You weave dreamworlds and catastrophe out of big-city rejects. Reject cell-phones, footwear, football jerseys, tie-up bras, sunglasses, CDs. Counterfeit doesn’t quite catch it. A mofussil version of commodity is created. A purely original creature of limited resource and fantastic urge. You may scoff at these products and their adolescent desire to be like the real thing. They adorn many adolescent breasts filled with eager sexuality. The morning runner carries around leaping jaguar on his thighs. Cell-phones are repaired with new batteries and new keypads. Carefully blanketed in plastic covers. These are blessings of modernity. They must not get blemished by rain and dust. Maruti vans are repainted. With a message for Champa at the back. Champa wears a shiny butterfly on the butt of her jeans. She smiles coyly and expects you get the message. If you don’t, she conveys her indignation in SMS short-form in the dead of the night. You would not want her wait too long at the bus-stop next to the B-grade movie hall. Next to a blown-up photo of exposed breasts and an angry man. Probably called Sunehri Raat. Or something in Bhojpuri. It would ruin your nightly fantasy if she stood there too long. Her innocence corrupted in the evil company of murky sexuality. But you’d like her to waver in the hedge behind the park sometimes. Retaining guilt and shame, of course. Or else your nightly fantasy would be ruined. It’s the only thing this nightly fantasy. It keeps you going as you hang out of the trekker, as you jump across heaps of garbage, brave the kicks in your lower abdomen, fall asleep in your sweaty armpit, expect the next dot to appear soon after you join the first two. You pull together leftovers and rejects from everywhere. And weave this world. Whatever floats across the river. Whatever the big city doesn’t care for anymore. Whatever turns into mouldy obsolescence, you pick up. It’s your next dot.

Platforms



Waits for trains can be lazy or anxious. If the train is late and you are in a hurry, you may want to contract the time of wait that is inevitable. Worrying about whether you will get to your destination at the stipulated time or no. If the train is early, and you are late, you will dash across, trying to expand the pre-determined span of time that the train means to halt for. If the train is yet to arrive and you are not in any hurry to get on it, you will bide this time leisurely. Speaking to the timespace created by the elevated concrete dias called Platform. Plastic watches and fruit juice and urine will dance in front of you. Making you inhale time through the concatenation of thing and being that make space. You might also use this time to pull out of your pocket your own peculiar worries, pleasures and exhibits. Your prominent double chin or a lost lover will resurface at this point. It might mingle in the mixed company of urine and potato chips. The beggar might enter your personal thicket of worry and joy. A wafting tune of a B-grade film might entertain your wait. I am presuming that you, like me, are shy of talking to strangers. If you're not, then, you will probably make small talk about the declining state of the railways with a neighboring office - goer. I do not understand the lot of you chitchatters on platforms. I watch the peaceful sweat on fatty arms from a distance.

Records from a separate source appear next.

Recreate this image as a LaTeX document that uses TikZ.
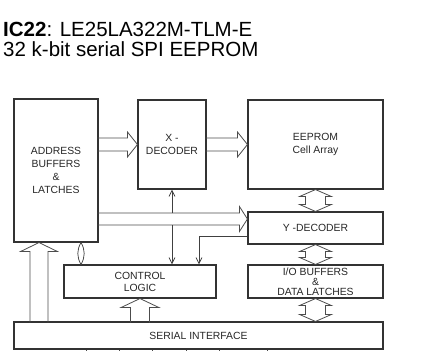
\documentclass[tikz,border=0pt]{standalone}
\usepackage{fontspec}
\setmainfont{Liberation Sans}
\usepackage{tikz}
\usetikzlibrary{calc}
\usetikzlibrary{arrows.meta}
\tikzset{blk/.style={draw=black!80, line width=1.1pt, text=black!85, font=\fontsize{10.4}{13}\selectfont, align=center, inner sep=0pt}}
\tikzset{bus/.style={draw=black!70, line width=0.8pt, line join=miter}}
\tikzset{sig/.style={draw=black!75, line width=0.8pt, -{Straight Barb[length=6pt,width=6pt]}}}
\tikzset{ttl/.style={anchor=base west, inner sep=0pt, font=\fontsize{20.5}{20}\selectfont}}
% hollow double arrow between two tips, top to bottom
\newcommand{\dblbus}[2]{\draw[bus] (#1) -- ++(16,7) -- ++(-6,0) -- ($(#2)+(10,-7)$) -- ++(6,0) -- (#2) -- ++(-16,-7) -- ++(6,0) -- ($(#1)+(-10,7)$) -- ++(-6,0) -- cycle;}

\begin{document}
\begin{tikzpicture}[x=1pt,y=-1pt]
\useasboundingbox (0,0) rectangle (440,351);
\node [ttl] (title1) at (3,36) {\textbf{IC22}: LE25LA322M-TLM-E};
\node [ttl] (title2) at (3,56) {32 k-bit serial SPI EEPROM};

\node [blk, minimum width=84pt, minimum height=143pt] (addr) at (56,170.5) {ADDRESS\\BUFFERS\\\&\\LATCHES};
\node [blk, minimum width=68pt, minimum height=89pt] (xdec) at (172,144.5) {X -\\DECODER};
\node [blk, minimum width=135pt, minimum height=89pt] (eeprom) at (315.5,144.5) {EEPROM\\Cell Array};
\node [blk, minimum width=135pt, minimum height=32pt] (ydec) at (315.5,228) {Y -DECODER};
\node [blk, minimum width=135pt, minimum height=33pt] (io) at (315.5,281.5) {I/O BUFFERS\\[-3pt]\&\\[-3pt]DATA LATCHES};
\node [blk, minimum width=152pt, minimum height=33pt] (ctrl) at (140,281.5) {CONTROL\\[-1pt]LOGIC};
\node [blk, minimum width=369pt, minimum height=27pt] (serial) at (198.5,335.5) {SERIAL INTERFACE};

% address bus
\draw[bus] ($(xdec.west)+(-40,-6.5)$) -- ++(30,0) -- ++(0,-6) -- (xdec.west) -- ++(-10,12.5) -- ++(0,-6) -- ++(-30,0);
\draw[bus] ($(eeprom.west)+(-42,-6.5)$) -- ++(32,0) -- ++(0,-6) -- (eeprom.west) -- ++(-10,12.5) -- ++(0,-6) -- ++(-32,0);
\coordinate (bus1) at ($(ydec.west)+(-150,-15)$);
\coordinate (bus2) at ($(ydec.west)+(-150,-3)$);
\draw[bus] (bus1) -- ++(142,0) -- ++(0,-6.5) -- ++(8,12.5) -- ++(-8,12.5) -- ++(0,-6.5) -- (bus2);

% control lines
\draw[sig] (xdec.south |- bus1) -- (xdec.south);
\draw[sig] (xdec.south |- bus2) -- (ctrl.north -| xdec.south);
\draw[sig, {Straight Barb[length=6pt,width=6pt]}-] ($(ctrl.north)+(59,0)$) |- ($(ydec.west)+(0,8)$);
\coordinate (lens) at ($(addr.south)+(25,0)$);
\draw[bus] (lens) to[bend right=30] (lens |- ctrl.north) to[bend right=30] (lens);

% serial interface outputs
\draw[bus] ($(addr.south)+(-26,80)$) -- ++(0,-71) -- ++(-9.5,0) -- ($(addr.south)+(-17,0)$) -- ++(18.5,9) -- ++(-9.5,0) -- ++(0,71);
\draw[bus] ($(ctrl.south)+(-9.5,24)$) -- ++(0,-15) -- ++(-9.5,0) -- (ctrl.south) -- ++(19,9) -- ++(-9.5,0) -- ++(0,15);

% data path
\dblbus{eeprom.south}{ydec.north}
\dblbus{ydec.south}{io.north}
\dblbus{io.south}{io.south |- serial.north}

\foreach \x in {73,106,139,173,206,254}
  \draw[bus] ($(serial.south west)+(\x,0)$) -- ++(0,4);
\end{tikzpicture}
\end{document}
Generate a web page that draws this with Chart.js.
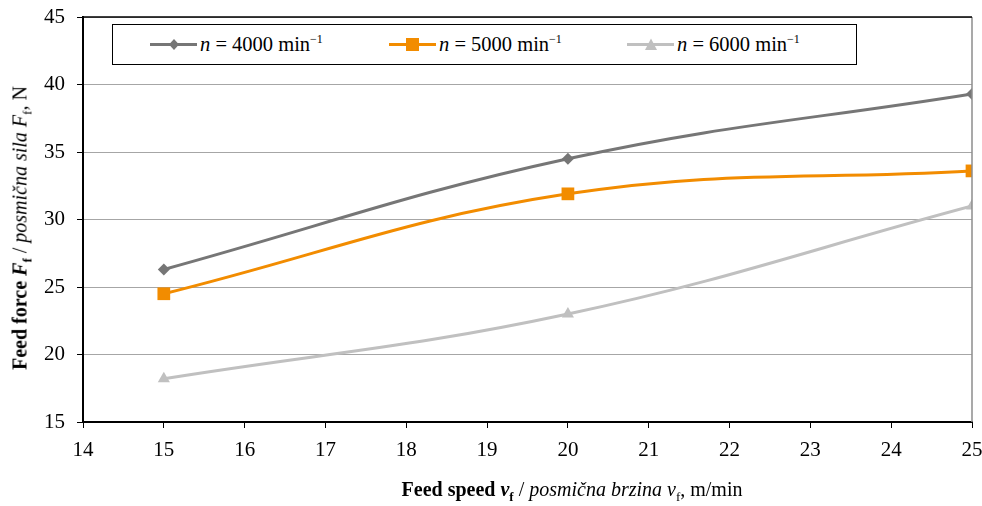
<!DOCTYPE html>
<html>
<head>
<meta charset="utf-8">
<script src="https://cdn.jsdelivr.net/npm/chart.js@4/dist/chart.umd.min.js"></script>
<style>
  body { margin: 0; background: #fff; }
  #wrap { position: relative; width: 982px; height: 506px; font-family: "Liberation Serif", serif; color: #000; }
  #legend { position: absolute; left: 112px; top: 24px; width: 745px; height: 41px; border: 1px solid #000; background: #fff; box-sizing: border-box; }
  .item { position: absolute; top: 7px; font-size: 20.5px; white-space: nowrap; display: flex; align-items: center; }
  .item svg { margin-right: 3px; }
  sup { font-size: 12px; vertical-align: 8px; }
  sub { font-size: 13px; vertical-align: -5px; }
  .xtitle { position: absolute; left: 572px; top: 478px; transform: translateX(-50%); font-size: 20px; white-space: nowrap; }
  .ytitle { position: absolute; left: 22px; top: 228px; font-size: 20px; white-space: nowrap; transform: translate(-50%, -50%) rotate(-90deg); }
</style>
</head>
<body>
<div id="wrap">
  <canvas id="chart" width="982" height="506"></canvas>
  <div id="legend"></div>
  <div class="xtitle"><b>Feed speed <i>v</i><sub>f</sub></b> / <i>posmična brzina v</i><sub>f</sub>, m/min</div>
  <div class="ytitle"><b>Feed force <i>F</i><sub>f</sub></b> / <i>posmična sila F</i><sub>f</sub>, N</div>
</div>
<script>
// feed speed, m/min
const feedSpeed = [15, 20, 25];
// feed force, N, per spindle speed
const force4000 = [26.3, 34.5, 39.3];
const force5000 = [24.5, 31.9, 33.6];
const force6000 = [18.2, 23.0, 31.0];
const speedLabels = ["4000", "5000", "6000"];
const colors = ["#767676", "#F28C00", "#C0C0C0"];
const markers = ["rectRot", "rect", "triangle"];
const markerSize = [6, 9, 7];

const seriesData = [force4000, force5000, force6000];

const datasets = seriesData.map((vals, i) => ({
  label: "n = " + speedLabels[i] + " min⁻¹",
  data: vals.map((v, j) => ({ x: feedSpeed[j], y: v })),
  borderColor: colors[i],
  backgroundColor: colors[i],
  borderWidth: 3,
  pointStyle: markers[i],
  pointRadius: markerSize[i],
  pointBorderWidth: 0,
  tension: 0.4,
}));

// legend (html, so that n can be italic and the exponent raised)
const legendX = [37, 276, 514];
const legend = document.getElementById("legend");
speedLabels.forEach((s, i) => {
  const item = document.createElement("div");
  item.className = "item";
  item.style.left = legendX[i] + "px";
  let mark = "";
  if (i === 0) mark = '<polygon points="24,1 29,6.5 24,12 19,6.5" fill="' + colors[i] + '"/>';
  if (i === 1) mark = '<rect x="17" y="0" width="13" height="13" fill="' + colors[i] + '"/>';
  if (i === 2) mark = '<polygon points="24,0.5 30,12 18,12" fill="' + colors[i] + '"/>';
  item.innerHTML =
    '<svg width="47" height="13"><line x1="0" y1="6.5" x2="47" y2="6.5" stroke="' + colors[i] + '" stroke-width="3"/>' + mark + "</svg>" +
    "<span><i>n</i> = " + s + " min<sup>−1</sup></span>";
  legend.appendChild(item);
});

const frame = {
  id: "frame",
  afterDatasetsDraw(chart) {
    const { ctx, chartArea: a } = chart;
    ctx.save();
    ctx.strokeStyle = "#8c8c8c";
    ctx.lineWidth = 1.5;
    ctx.beginPath();
    ctx.moveTo(a.right, a.top);
    ctx.lineTo(a.right, a.bottom);
    ctx.stroke();
    ctx.strokeStyle = "#000";
    ctx.lineWidth = 1.5;
    ctx.beginPath();
    ctx.moveTo(a.left, a.top);
    ctx.lineTo(a.right, a.top);
    ctx.stroke();
    ctx.restore();
  },
};

const tickFont = { family: "Liberation Serif", size: 21 };

new Chart(document.getElementById("chart"), {
  type: "line",
  data: { datasets },
  options: {
    responsive: false,
    animation: false,
    layout: { padding: { top: 17, right: 10, left: 0, bottom: 0 } },
    plugins: { legend: { display: false }, tooltip: { enabled: false } },
    scales: {
      x: {
        type: "linear",
        min: 14,
        max: 25,
        ticks: { stepSize: 1, padding: 10, font: tickFont, color: "#000" },
        grid: { drawOnChartArea: false, tickColor: "#000", tickLength: 6 },
        border: { color: "#000", width: 2 },
        afterFit: (s) => { s.height = 84; s.paddingLeft = 0; s.paddingRight = 0; },
      },
      y: {
        min: 15,
        max: 45,
        ticks: { stepSize: 5, padding: 12, font: tickFont, color: "#000" },
        grid: { color: "#a6a6a6", tickColor: "#000", tickLength: 6 },
        border: { color: "#000", width: 2 },
        afterFit: (s) => { s.width = 83; s.paddingTop = 0; s.paddingBottom = 0; },
      },
    },
  },
  plugins: [frame],
});
</script>
</body>
</html>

In a different timspace, platforms stage struggles with the harsh north wind. That one would have to pull one's wool collars up against. One might run into the glass cabins for waiting passengers. But I always found those nauseating. Grey residue of snow collected on the tracks. Grim, stout railway guards nodded as they passed you. You wondered if they liked their job. From the hazy grey, a pale light sharpened as your train approached. The drama of the cold ended, leading you into the respite of heated nausea.